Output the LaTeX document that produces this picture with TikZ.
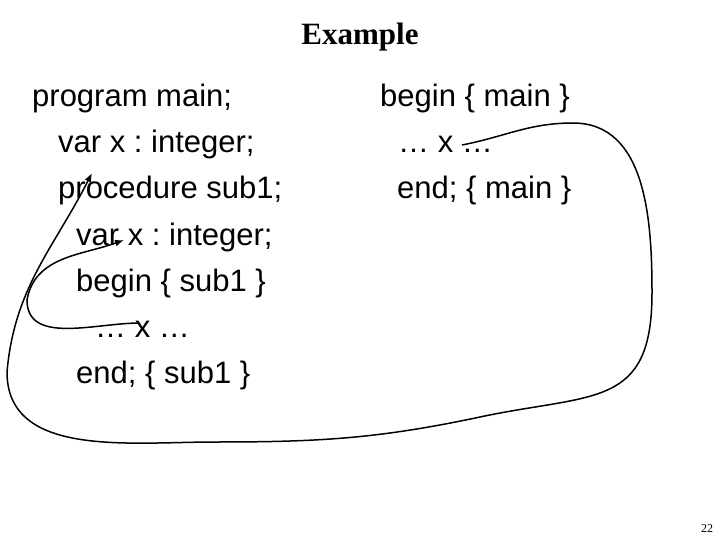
\documentclass[tikz,border=0pt]{standalone}
\usepackage{fontspec}
\setmainfont{Liberation Sans}
\newfontfamily\timesfont{Liberation Serif}
\usetikzlibrary{arrows.meta}

\tikzset{
	code/.style={font=\fontsize{31}{31}\selectfont, inner sep=0pt, anchor=base west},
	scopeline/.style={line width=1.5pt, -{Latex[length=9pt,width=7pt]}}
}

\begin{document}
\frenchspacing
\begin{tikzpicture}[x=1pt, y=1pt]

	\useasboundingbox (0,0) rectangle (720,-540);

	% title and page number
	\node[font=\timesfont\bfseries\fontsize{31}{31}\selectfont, inner sep=0pt, anchor=base] (title) at (360,-45) {Example};
	\node[font=\timesfont\fontsize{12}{12}\selectfont, inner sep=0pt, anchor=base] (page) at (707,-532) {22};

	% program text, left column
	\node[code] (prog)  at (32,-107) {program main;};
	\node[code] (varx)  at (58,-153) {var x : integer;};
	\node[code] (proc)  at (58,-199) {procedure sub1;};
	\node[code] (varxs) at (76,-245) {var x : integer;};
	\node[code] (begs)  at (76,-291) {begin \{ sub1 \}};
	\node[code] (uses)  at (95,-337) {… x …};
	\node[code] (ends)  at (76,-383) {end; \{ sub1 \}};

	% program text, right column
	\node[code] (begm)  at (380,-107) {begin \{ main \}};
	\node[code] (usem)  at (398,-153) {… x …};
	\node[code] (endm)  at (397,-199) {end; \{ main \}};

	% define the points of the outer curve
	\coordinate (m0) at (462,-145);
	\coordinate (m1) at (573,-123);
	\coordinate (m2) at (652,-293);
	\coordinate (m3) at (480,-417);
	\coordinate (m4) at (215,-442);
	\coordinate (m5) at (7,-372);
	\coordinate (m6) at (92,-173);

	% define the points of the inner curve
	\coordinate (s0) at (140,-323);
	\coordinate (s1) at (27,-300);
	\coordinate (s2) at (124,-240);

	% x in main refers to the outer x
	\draw[scopeline] (m0) to[out=11,in=180] (m1) to[out=0,in=90] (m2)
		to[out=-90,in=12,looseness=1.4] (m3) to[out=192,in=0] (m4)
		to[out=180,in=-90] (m5) to[out=85,in=243] (m6);

	% x in sub1 refers to the inner x
	\draw[scopeline] (s0) to[out=180,in=-90] (s1) to[out=80,in=200] (s2);

\end{tikzpicture}
\end{document}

Exercise instructions:
Reproduce the material word for word. Any pictures should be left out of the copy.

Solved problem:
Output the LaTeX document that produces this picture with TikZ.
\documentclass[tikz,border=0pt]{standalone}
\usepackage{fontspec}
\setmainfont{Liberation Sans}
\newfontfamily\timesfont{Liberation Serif}
\usetikzlibrary{arrows.meta}

\tikzset{
	code/.style={font=\fontsize{31}{31}\selectfont, inner sep=0pt, anchor=base west},
	scopeline/.style={line width=1.5pt, -{Latex[length=9pt,width=7pt]}}
}

\begin{document}
\frenchspacing
\begin{tikzpicture}[x=1pt, y=1pt]

	\useasboundingbox (0,0) rectangle (720,-540);

	% title and page number
	\node[font=\timesfont\bfseries\fontsize{31}{31}\selectfont, inner sep=0pt, anchor=base] (title) at (360,-45) {Example};
	\node[font=\timesfont\fontsize{12}{12}\selectfont, inner sep=0pt, anchor=base] (page) at (707,-532) {22};

	% program text, left column
	\node[code] (prog)  at (32,-107) {program main;};
	\node[code] (varx)  at (58,-153) {var x : integer;};
	\node[code] (proc)  at (58,-199) {procedure sub1;};
	\node[code] (varxs) at (76,-245) {var x : integer;};
	\node[code] (begs)  at (76,-291) {begin \{ sub1 \}};
	\node[code] (uses)  at (95,-337) {… x …};
	\node[code] (ends)  at (76,-383) {end; \{ sub1 \}};

	% program text, right column
	\node[code] (begm)  at (380,-107) {begin \{ main \}};
	\node[code] (usem)  at (398,-153) {… x …};
	\node[code] (endm)  at (397,-199) {end; \{ main \}};

	% define the points of the outer curve
	\coordinate (m0) at (462,-145);
	\coordinate (m1) at (573,-123);
	\coordinate (m2) at (652,-293);
	\coordinate (m3) at (480,-417);
	\coordinate (m4) at (215,-442);
	\coordinate (m5) at (7,-372);
	\coordinate (m6) at (92,-173);

	% define the points of the inner curve
	\coordinate (s0) at (140,-323);
	\coordinate (s1) at (27,-300);
	\coordinate (s2) at (124,-240);

	% x in main refers to the outer x
	\draw[scopeline] (m0) to[out=11,in=180] (m1) to[out=0,in=90] (m2)
		to[out=-90,in=12,looseness=1.4] (m3) to[out=192,in=0] (m4)
		to[out=180,in=-90] (m5) to[out=85,in=243] (m6);

	% x in sub1 refers to the inner x
	\draw[scopeline] (s0) to[out=180,in=-90] (s1) to[out=80,in=200] (s2);

\end{tikzpicture}
\end{document}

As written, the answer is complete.